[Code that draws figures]
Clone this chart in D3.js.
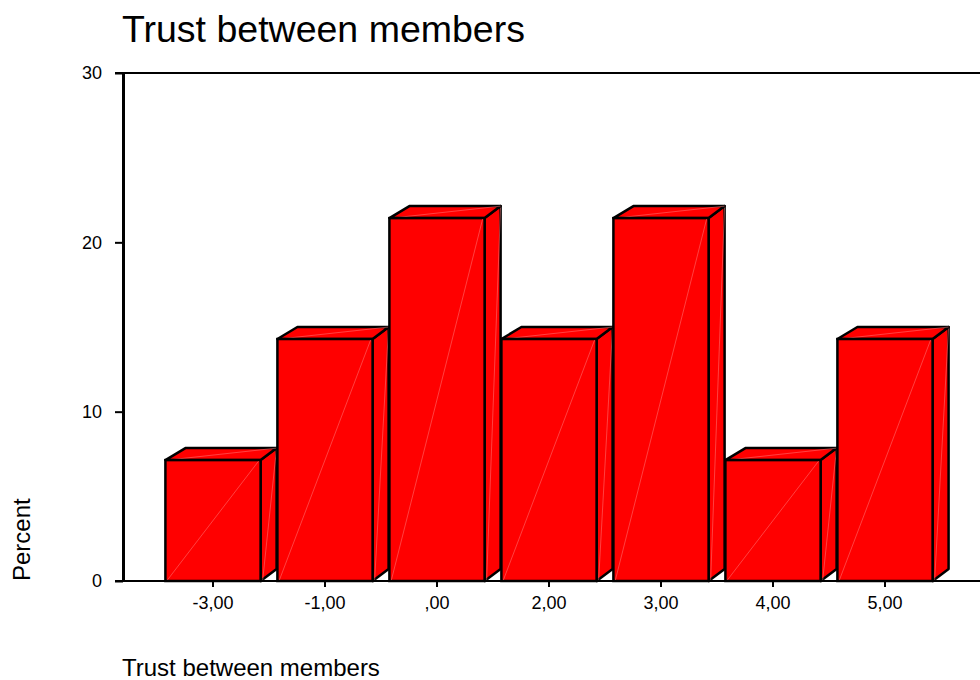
<!DOCTYPE html>
<html lang="en">
<head>
    <meta charset="UTF-8">
    <title>Trust between members</title>
    <script src="https://d3js.org/d3.v7.min.js"></script>
    <style>
        body {
            margin: 0;
            background: #fff;
            font-family: "Liberation Sans", Arial, sans-serif;
        }
        svg text {
            fill: #000;
        }
    </style>
</head>
<body>
    <div id="chart"></div>
    <script>
        // Data (percent of cases per value)
        const categories = ["-3,00", "-1,00", ",00", "2,00", "3,00", "4,00", "5,00"];
        const percents = [7.14, 14.29, 21.43, 14.29, 21.43, 7.14, 14.29];
        const yTicks = [0, 10, 20, 30];

        const width = 980;
        const height = 680;

        const svg = d3.select("#chart")
            .append("svg")
            .attr("width", width)
            .attr("height", height);

        // Scales
        const x = d3.scaleBand()
            .domain(categories)
            .range([157, 941])
            .paddingInner(0.15)
            .paddingOuter(0.075);

        const y = d3.scaleLinear()
            .domain([0, 30])
            .range([581, 73]);

        const axisX = 123;
        const depthX = 16, depthLeftX = 20, depthY = 12;

        // Title
        svg.append("text")
            .attr("x", 122)
            .attr("y", 42)
            .style("font-size", "37.5px")
            .text("Trust between members");

        // Top frame line at 30
        svg.append("line")
            .attr("x1", 115).attr("x2", width)
            .attr("y1", y(30)).attr("y2", y(30))
            .attr("stroke", "#000").attr("stroke-width", 2);

        // Bars (3D look: side, top, front)
        const bars = svg.append("g");
        percents.forEach((v, i) => {
            const x0 = x(categories[i]);
            const x1 = x0 + x.bandwidth();
            const yT = y(v);
            const yB = y(0);
            const g = bars.append("g");

            // side face
            g.append("polygon")
                .attr("points", [[x1, yT], [x1 + depthX, yT - depthY], [x1 + depthX, yB - depthY], [x1, yB]].join(" "))
                .attr("fill", "#ff0000").attr("stroke", "#000").attr("stroke-width", 2.5)
                .attr("stroke-linejoin", "round");
            g.append("line")
                .attr("x1", x1 + depthX).attr("y1", yT - depthY)
                .attr("x2", x1 + 2).attr("y2", yB)
                .attr("stroke", "#ff8080").attr("stroke-width", 0.5);

            // top face
            g.append("polygon")
                .attr("points", [[x0, yT], [x0 + depthLeftX, yT - depthY], [x1 + depthX, yT - depthY], [x1, yT]].join(" "))
                .attr("fill", "#ff0000").attr("stroke", "#000").attr("stroke-width", 2.5)
                .attr("stroke-linejoin", "round");
            g.append("line")
                .attr("x1", x0 + 2).attr("y1", yT)
                .attr("x2", x1 + depthX).attr("y2", yT - depthY)
                .attr("stroke", "#ff8080").attr("stroke-width", 0.5);

            // front face
            g.append("rect")
                .attr("x", x0).attr("y", yT)
                .attr("width", x.bandwidth()).attr("height", yB - yT)
                .attr("fill", "#ff0000").attr("stroke", "#000").attr("stroke-width", 2.5);
            g.append("line")
                .attr("x1", x0 + 2).attr("y1", yB - 1)
                .attr("x2", x1 - 2).attr("y2", yT + 1)
                .attr("stroke", "#ff8080").attr("stroke-width", 0.5);
        });

        // X baseline
        svg.append("line")
            .attr("x1", 115).attr("x2", width)
            .attr("y1", y(0)).attr("y2", y(0))
            .attr("stroke", "#000").attr("stroke-width", 2);

        // X axis ticks and labels
        const xAxis = svg.append("g")
            .attr("transform", `translate(0, ${y(0)})`)
            .call(d3.axisBottom(x).tickSize(6).tickSizeOuter(0).tickPadding(9));
        xAxis.select(".domain").remove();
        xAxis.selectAll(".tick line").attr("stroke", "#000").attr("stroke-width", 2);
        xAxis.selectAll(".tick text")
            .style("font-family", "'Liberation Sans', Arial, sans-serif")
            .style("font-size", "18px");

        // Y axis
        const yAxis = svg.append("g")
            .attr("transform", `translate(${axisX}, 0)`)
            .call(d3.axisLeft(y).tickValues(yTicks).tickSize(8).tickSizeOuter(0).tickPadding(13));
        yAxis.select(".domain").attr("stroke", "#000").attr("stroke-width", 3);
        yAxis.selectAll(".tick line").attr("stroke", "#000").attr("stroke-width", 2);
        yAxis.selectAll(".tick text")
            .style("font-family", "'Liberation Sans', Arial, sans-serif")
            .style("font-size", "18px");

        // Axis titles
        svg.append("text")
            .attr("transform", `translate(30, ${y(0)}) rotate(-90)`)
            .attr("text-anchor", "start")
            .style("font-size", "24px")
            .text("Percent");

        svg.append("text")
            .attr("x", 122)
            .attr("y", 676)
            .style("font-size", "24px")
            .text("Trust between members");
    </script>
</body>
</html>
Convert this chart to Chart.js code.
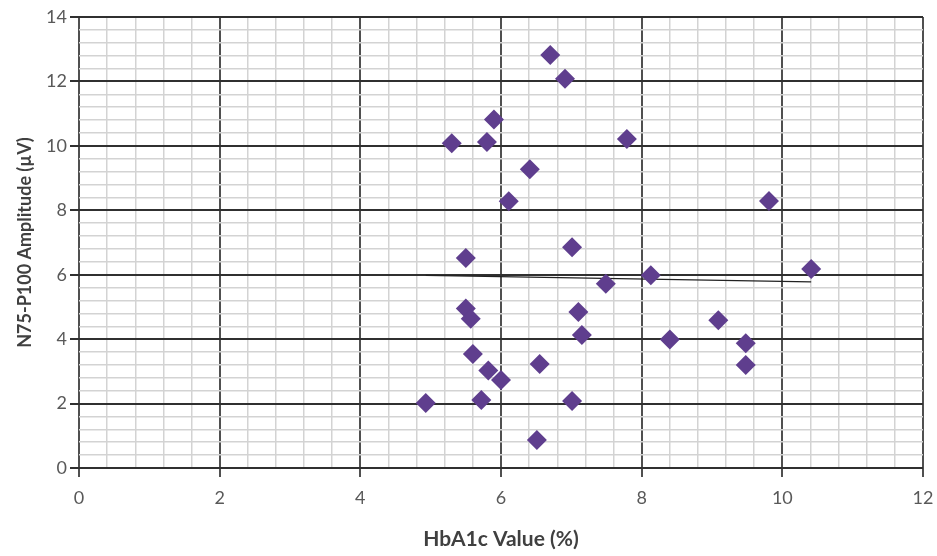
<!DOCTYPE html>
<html>
<head>
<meta charset="utf-8">
<script src="https://cdn.jsdelivr.net/npm/chart.js@4/dist/chart.umd.min.js"></script>
<style>
  html, body { margin: 0; padding: 0; background: #fff; }
  #wrap { width: 937px; height: 556px; position: relative; }
</style>
</head>
<body>
<div id="wrap"><canvas id="c"></canvas></div>
<script>
// HbA1c value (%) for each subject
const hba1c = [4.93, 5.30, 5.50, 5.50, 5.57, 5.60, 5.72, 5.80, 5.82, 5.90,
               6.00, 6.11, 6.41, 6.51, 6.55, 6.70, 6.91, 7.01, 7.01, 7.10,
               7.15, 7.49, 7.79, 8.13, 8.40, 9.09, 9.48, 9.48, 9.81, 10.41];
// N75-P100 amplitude (µV) for each subject
const amplitude = [2.02, 10.08, 6.52, 4.95, 4.63, 3.54, 2.11, 10.12, 3.03, 10.82,
                   2.73, 8.28, 9.27, 0.87, 3.23, 12.82, 12.08, 6.85, 2.08, 4.84,
                   4.13, 5.72, 10.21, 5.98, 3.99, 4.59, 3.87, 3.20, 8.29, 6.18];
// Linear trend line end points
const trendX = [4.93, 10.41];
const trendY = [5.98, 5.78];

const xTitle = 'HbA1c Value (%)';
const yTitle = 'N75-P100 Amplitude (µV)';

const points = hba1c.map((v, i) => ({ x: v, y: amplitude[i] }));
const trend = trendX.map((v, i) => ({ x: v, y: trendY[i] }));

const isMajor = v => Math.abs(v / 2 - Math.round(v / 2)) < 1e-6;
const FONT = 'Lato, "Open Sans", sans-serif';

function axis(min, max, title, horizontal) {
  return {
    type: 'linear',
    min: min, max: max,
    border: { display: false },
    grid: {
      color: ctx => isMajor(ctx.tick.value) ? (horizontal ? '#505050' : '#303030') : '#d3d3d3',
      lineWidth: ctx => isMajor(ctx.tick.value) ? 2 : 1.5,
      tickColor: ctx => isMajor(ctx.tick.value) ? (horizontal ? '#505050' : '#303030') : 'rgba(0,0,0,0)',
      tickLength: 9,
      drawTicks: true
    },
    ticks: {
      stepSize: 0.4,
      autoSkip: false,
      maxRotation: 0,
      minRotation: 0,
      color: '#595959',
      font: { family: FONT, size: 18 },
      padding: horizontal ? 10 : 3,
      callback: v => isMajor(v) ? String(Math.round(v)) : ''
    },
    title: {
      display: true,
      text: title,
      color: '#404040',
      font: { family: FONT, size: horizontal ? 21 : 18, weight: 'bold' },
      padding: horizontal ? { top: 8, bottom: 4 } : { top: 14, bottom: 4 }
    },
    afterFit: s => {
      if (horizontal) { s.height = 88; s.paddingLeft = 0; s.paddingRight = 0; }
      else { s.width = 79; s.paddingTop = 0; s.paddingBottom = 0; }
    }
  };
}

new Chart(document.getElementById('c'), {
  type: 'scatter',
  data: {
    datasets: [
      {
        label: 'Amplitude',
        data: points,
        pointStyle: 'rectRot',
        pointRadius: 10,
        pointHoverRadius: 10,
        backgroundColor: '#5f3e8e',
        borderColor: '#5f3e8e',
        borderWidth: 0
      },
      {
        type: 'line',
        label: 'Trend',
        data: trend,
        borderColor: '#222222',
        borderWidth: 1.3,
        pointRadius: 0,
        fill: false
      }
    ]
  },
  options: {
    responsive: true,
    maintainAspectRatio: false,
    animation: false,
    layout: { padding: { left: 0, right: 14, top: 17, bottom: 0 } },
    plugins: { legend: { display: false }, tooltip: { enabled: false } },
    scales: {
      x: axis(0, 12, xTitle, true),
      y: axis(0, 14, yTitle, false)
    }
  }
});
</script>
</body>
</html>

[YOUR GOAL] Look through the entries and find each line that has the string "this". Copy those lines.

[TASK RESPONSE]
Clone this chart in D3.js.
Convert this chart to Chart.js code.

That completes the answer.